Carbon neutral energy sources that are scalable, deployable, and cost effective will be required at an unprecedented scale to halt irreversible climate change. Expanded utilization of solar energy requires efficient and inexpensive storage of intermittent power for use on demand. Solar fuels from water splitting are one of the most promising methods to store bulk renewable energy because they can provide an energy-dense fuel, with a minimal carbon footprint, and without competing with food stocks.
Photoelectrochemical systems that perform direct reduction of carbon dioxide to solar fuels represent an attractive route towards the production of next generation fuels on demand. However, the availability of (photo)electrocatlytic systems that can efficiently and selectively reduce carbon dioxide is currently limited. In addition, materials system integration poses significant challenges as catalyst//semiconductor and/or protection layer/semiconductor interface formation adds complexity in addressing functionality and performance issues. Therefore, deep understanding of materials property as isolated as well as integrated systems is absolutely vital to promote fast advancements in this field.
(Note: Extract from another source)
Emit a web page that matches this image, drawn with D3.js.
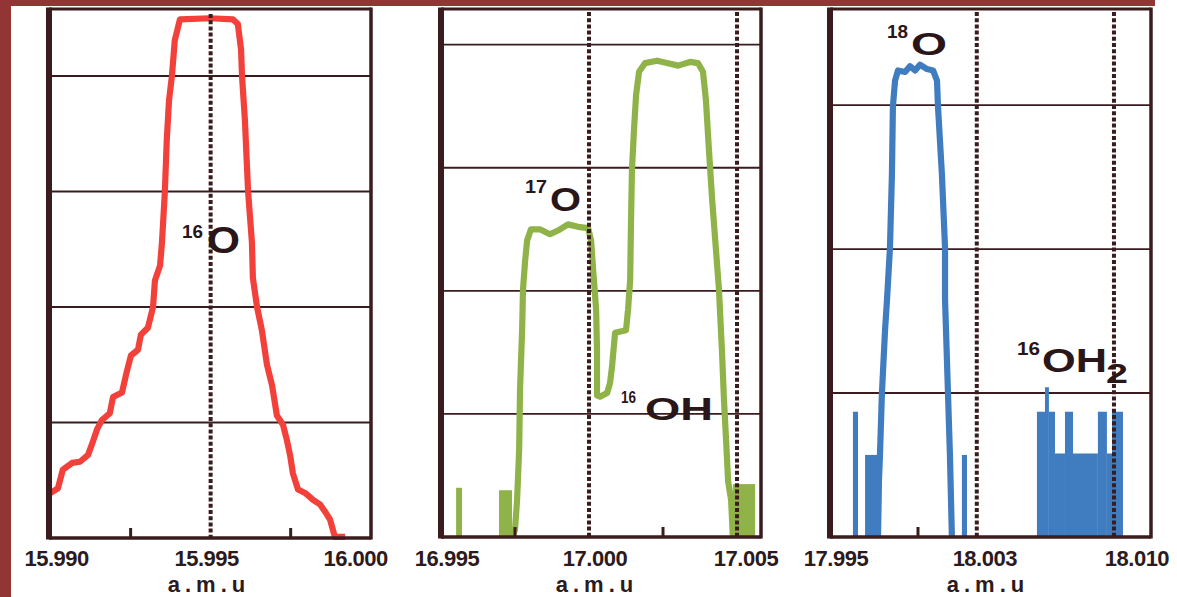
<!DOCTYPE html>
<html><head><meta charset="utf-8">
<script src="https://cdn.jsdelivr.net/npm/d3@7"></script>
<style>html,body{margin:0;padding:0;background:#fff;overflow:hidden}svg{display:block}</style>
</head><body>
<svg id="chart" width="1177" height="597"></svg>
<script>
// ---------------- DATA ----------------
// Panel 1 : 16O peak (red trace)
const o16Amu = [15.9900,15.99023,15.99038,15.99067,15.99092,15.99117,15.99129,15.99145,15.99160,15.99185,15.99195,15.99223,15.99238,15.99251,15.99273,15.99282,15.99304,15.99320,15.99326,15.99342,15.99348,15.99357,15.99363,15.99370,15.99379,15.99388,15.99404,15.99498,15.99570,15.99585,15.99595,15.99598,15.99607,15.99617,15.99629,15.99632,15.99645,15.99660,15.99676,15.99692,15.99707,15.99726,15.99738,15.99748,15.99757,15.99773,15.99795,15.99820,15.99842,15.99857,15.99873,15.99882,15.99888,15.99920];
const o16Int = [0.39,0.43,0.59,0.65,0.66,0.72,0.81,0.94,1.02,1.08,1.22,1.26,1.44,1.58,1.63,1.76,1.82,2.00,2.23,2.36,2.56,3.00,3.45,3.79,4.00,4.31,4.49,4.50,4.49,4.45,4.23,4.00,3.62,3.00,2.56,2.25,2.00,1.80,1.50,1.32,1.06,0.98,0.85,0.72,0.56,0.42,0.39,0.33,0.29,0.23,0.16,0.07,0.01,0.01];

// Panel 2 : 17O + 16OH (green trace)
const o17Amu = [16.99740,16.99750,16.99757,16.99764,16.99767,16.99774,16.99777,16.99784,16.99791,16.99804,16.99834,16.99868,16.99895,16.99929,16.99963,16.99997,17.00007,17.00014,17.00024,17.00027,17.00027,17.00037,17.00061,17.00071,17.00078,17.00088,17.00125,17.00132,17.00139,17.00142,17.00145,17.00152,17.00159,17.00169,17.00189,17.00230,17.00267,17.00301,17.00341,17.00368,17.00385,17.00395,17.00405,17.00416,17.00429,17.00439,17.00449,17.00456,17.00463,17.00470,17.00480,17.00486];
const o17Int = [0,0.06,0.30,0.71,1.20,1.68,2.01,2.24,2.41,2.50,2.50,2.46,2.49,2.54,2.52,2.51,2.41,2.17,1.85,1.52,1.15,1.14,1.17,1.25,1.39,1.66,1.68,1.85,2.09,2.58,2.98,3.31,3.59,3.78,3.85,3.87,3.85,3.83,3.86,3.85,3.78,3.55,3.15,2.74,2.33,2.01,1.52,1.11,0.79,0.45,0.30,0];
const o17BarStart = [16.99551,16.99696,17.00486];
const o17BarEnd   = [16.99571,16.99740,17.00561];
const o17BarInt   = [0.40,0.38,0.43];

// Panel 3 : 18O + 16OH2 (blue trace)
const o18Amu = [17.99796,17.99801,17.99806,17.99816,17.99832,17.99842,17.99857,17.99867,17.99872,17.99883,17.99898,17.99934,17.99959,17.99985,18.00010,18.00046,18.00077,18.00097,18.00102,18.00122,18.00138,18.00138,18.00153,18.00163,18.00173];
const o18Int = [0,0.40,0.57,1.00,1.44,1.65,2.01,2.52,2.99,3.17,3.24,3.23,3.27,3.24,3.28,3.25,3.24,3.17,2.99,2.52,2.01,1.65,1.00,0.57,0];
const o18BarStart = [17.99668,17.99730,18.00224,18.00607,18.00648,18.00668,18.00699,18.00750,18.00791,18.00918,18.00964,18.00990];
const o18BarEnd   = [17.99694,17.99806,18.00250,18.00648,18.00668,18.00699,18.00750,18.00791,18.00918,18.00964,18.00990,18.01046];
const o18BarInt   = [0.87,0.57,0.57,0.87,1.04,0.87,0.58,0.87,0.58,0.87,0.58,0.87];

// Axes
const xDomains = [[15.98995,16.00001],[16.995,17.00581],[17.99551,18.01189]];
const yMax = [4.58,4.29,3.667];
const gridValues = [[1,2,3,4],[1,2,3,4],[1,2,3]];
const dottedValues = [[15.995],[17.000,17.005],[18.003,18.010]];
const minorTicks = [[15.9925,15.9975],[16.9975,17.0025],[18.000]];
const tickValues = [[15.990,15.995,16.000],[16.995,17.000,17.005],[17.995,18.003,18.010]];
const tickLabels = [["15.990","15.995","16.000"],["16.995","17.000","17.005"],["17.995","18.003","18.010"]];
const axisTitle = "a.m.u";

// Peak annotations
const peakPanel = [0,1,1,2,2];
const peakSup  = ["16","17","16","18","16"];
const peakMain = ["O","O","OH","O","OH"];
const peakSub  = ["","","","","2"];

// ---------------- LAYOUT / STYLE ----------------
const frames = [
  {left:49, right:371, top:9, bottom:538},
  {left:441, right:761, top:9, bottom:537},
  {left:830, right:1151, top:9, bottom:537}
];
const colors = ["#f2413a","#8fb348","#3f7cc0"];
const ink = "#3a1c1f";
const labelNudge = [[6,-4,-15],[6,6,9],[16,8,23]];
const axisTitleX = [209,597,988];
const dottedTop = [14,12,12];
const peakLayout = [
  {sx:182, sy:238, ss:18, sw:21, mx:207, my:253, ms:36, mw:33},
  {sx:525, sy:193, ss:18, sw:22, mx:550, my:211, ms:33, mw:31},
  {sx:621, sy:403, ss:16, sw:15, mx:645, my:420, ms:32, mw:68},
  {sx:887, sy:38,  ss:18, sw:21, mx:911, my:55,  ms:32, mw:36},
  {sx:1017, sy:355, ss:18, sw:23, mx:1042, my:372, ms:34, mw:65, bx:1106, by:383, bs:27, bw:22}
];

// ---------------- DRAW ----------------
const svg = d3.select("#chart");
svg.append("rect").attr("x",0).attr("y",0).attr("width",1177).attr("height",597).attr("fill","#ffffff");
svg.append("rect").attr("x",0).attr("y",0).attr("width",11).attr("height",597).attr("fill","#943535");
svg.append("rect").attr("x",0).attr("y",0).attr("width",1155).attr("height",6).attr("fill","#943535");

const lines = [
  {amu:o16Amu, val:o16Int},
  {amu:o17Amu, val:o17Int},
  {amu:o18Amu, val:o18Int}
];
const bars = [
  [],
  o17BarStart.map((s,i)=>({s, e:o17BarEnd[i], v:o17BarInt[i]})),
  o18BarStart.map((s,i)=>({s, e:o18BarEnd[i], v:o18BarInt[i]}))
];

frames.forEach((f,p)=>{
  const x = d3.scaleLinear().domain(xDomains[p]).range([f.left,f.right]);
  const y = d3.scaleLinear().domain([0,yMax[p]]).range([f.bottom,f.top]);
  const g = svg.append("g");

  g.selectAll("line.grid").data(gridValues[p]).join("line")
    .attr("x1",f.left).attr("x2",f.right)
    .attr("y1",d=>y(d)).attr("y2",d=>y(d))
    .attr("stroke",ink).attr("stroke-width",1.8);

  g.selectAll("rect.bar").data(bars[p]).join("rect")
    .attr("x",d=>x(d.s)).attr("width",d=>x(d.e)-x(d.s))
    .attr("y",d=>y(d.v)).attr("height",d=>y(0)-y(d.v))
    .attr("fill",colors[p]);

  const pts = lines[p].amu.map((a,i)=>[a, lines[p].val[i]]);
  g.append("path").datum(pts)
    .attr("d", d3.line().x(d=>x(d[0])).y(d=>y(d[1])))
    .attr("fill","none").attr("stroke",colors[p]).attr("stroke-width",6.2)
    .attr("stroke-linejoin","round").attr("stroke-linecap","butt");

  g.selectAll("line.dot").data(dottedValues[p]).join("line")
    .attr("x1",d=>x(d)).attr("x2",d=>x(d))
    .attr("y1",dottedTop[p]).attr("y2",f.bottom)
    .attr("stroke",ink).attr("stroke-width",4)
    .attr("stroke-dasharray","4,2.2");

  g.selectAll("line.minor").data(minorTicks[p]).join("line")
    .attr("x1",d=>x(d)).attr("x2",d=>x(d))
    .attr("y1",f.bottom).attr("y2",f.bottom-10)
    .attr("stroke",ink).attr("stroke-width",3);

  g.append("line").attr("x1",f.left).attr("x2",f.left).attr("y1",f.top-1.5).attr("y2",f.bottom+1.5)
    .attr("stroke",ink).attr("stroke-width",6);
  g.append("line").attr("x1",f.right).attr("x2",f.right).attr("y1",f.top-1.5).attr("y2",f.bottom+1.5)
    .attr("stroke",ink).attr("stroke-width",3.5);
  g.append("line").attr("x1",f.left).attr("x2",f.right).attr("y1",f.top).attr("y2",f.top)
    .attr("stroke",ink).attr("stroke-width",3);
  g.append("line").attr("x1",f.left).attr("x2",f.right).attr("y1",f.bottom).attr("y2",f.bottom)
    .attr("stroke",ink).attr("stroke-width",3.5);

  g.selectAll("text.tick").data(tickValues[p]).join("text")
    .attr("x",(d,i)=>x(d)+labelNudge[p][i]).attr("y",566)
    .attr("text-anchor","middle")
    .attr("font-family","'Liberation Sans', Arial, sans-serif")
    .attr("font-weight","bold").attr("font-size",22)
    .attr("letter-spacing","-0.5")
    .attr("fill","#2c1a1c")
    .text((d,i)=>tickLabels[p][i]);

  g.append("text").attr("x",axisTitleX[p]).attr("y",592)
    .attr("text-anchor","middle")
    .attr("font-family","'Liberation Sans', Arial, sans-serif")
    .attr("font-weight","bold").attr("font-size",22)
    .attr("letter-spacing","5")
    .attr("fill","#2c1a1c")
    .text(axisTitle);
});

peakPanel.forEach((p,i)=>{
  const L = peakLayout[i];
  const fam = "'Liberation Sans', Arial, sans-serif";
  svg.append("text").attr("x",L.sx).attr("y",L.sy)
    .attr("font-family",fam).attr("font-weight","bold").attr("font-size",L.ss)
    .attr("textLength",L.sw).attr("lengthAdjust","spacingAndGlyphs")
    .attr("fill","#2a1618").text(peakSup[i]);
  svg.append("text").attr("x",L.mx).attr("y",L.my)
    .attr("font-family",fam).attr("font-weight","bold").attr("font-size",L.ms)
    .attr("textLength",L.mw).attr("lengthAdjust","spacingAndGlyphs")
    .attr("fill","#2a1618").text(peakMain[i]);
  if (peakSub[i]) {
    svg.append("text").attr("x",L.bx).attr("y",L.by)
      .attr("font-family",fam).attr("font-weight","bold").attr("font-size",L.bs)
      .attr("textLength",L.bw).attr("lengthAdjust","spacingAndGlyphs")
      .attr("fill","#2a1618").text(peakSub[i]);
  }
});
</script>
</body></html>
This symposium fosters a multidisciplinary and interdisciplinary approach to production of solar fuels. Latest results and advancements in photoelectrochemical systems, with specific focus on CO2 reduction, are presented. Specific focus on catalyst discovery with high activity and selectivity for CO2 reduction, as well as light absorbers, protection layers, and membranes for product sepatation will be address. In addition in situ and in operando measurements, and fundamental understanding to enable new materials discovery will be presented.